Apple claims that the “floating design” of the new keyboard makes it much easier to use, and to be fair, the arrangement does look more like a traditional clamshell hinge than the Apple Smart Keyboard Folio or Microsoft Surface Type Cover. One weakness of both of these less expensive solutions is that they don’t support typing from the lap very well, and the Magic Keyboard might solve that. Pricing it at $299, however, means that the cheapest iPad Pro that can function as a true laptop replacement in all scenarios is $1,099.

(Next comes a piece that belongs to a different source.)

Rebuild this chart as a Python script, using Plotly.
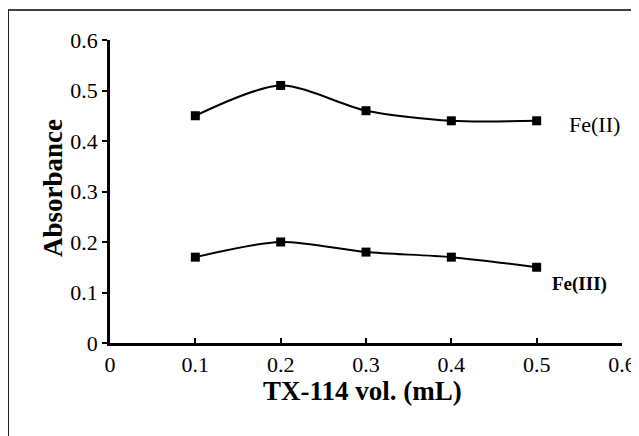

MacBook Air: Better Storage, Functional Keyboard, Lower Price
The MacBook Air also got upgraded today, with double the storage, the keyboard from the 16-inch MacBook Pro (which is to say, a keyboard that won’t jam on a single grain of dust), and a reduced entry-level price of $999. That system ships with what appears to be an Intel Core i3-1000G4 (ICL, 2C/4T, 1.1GHz base, 3.2GHz boost), 8GB of LPDDR4X-3733 memory, and 256GB of storage. The top-end CPU — described as a 10th generation Intel Core i7 with a base clock of 1.2GHz and a boost clock of 3.8GHz — doesn’t appear on Intel’s public list of microprocessors. The closest match to this configuration is actually a Core i5, the Core i5-1035G7 (4C/8T, 1.2GHz base clock, 3.7GHz boost). The i5 CPU has 6MB of L3 cache, while an i7 typically carries 8MB, so Intel could have binned a new variant of the CPU with the same base clock, slightly higher boost, and a slightly larger L3 cache.
Apple is claiming that graphics performance on these new MacBook Air systems is up to 80 percent faster than previous models, which is completely believable given the sizeable increase in performance baked into that SoC. Both the iPad and MBA updates are evolutionary rather than revolutionary, but the MBA update is particularly welcome, if only for the keyboard.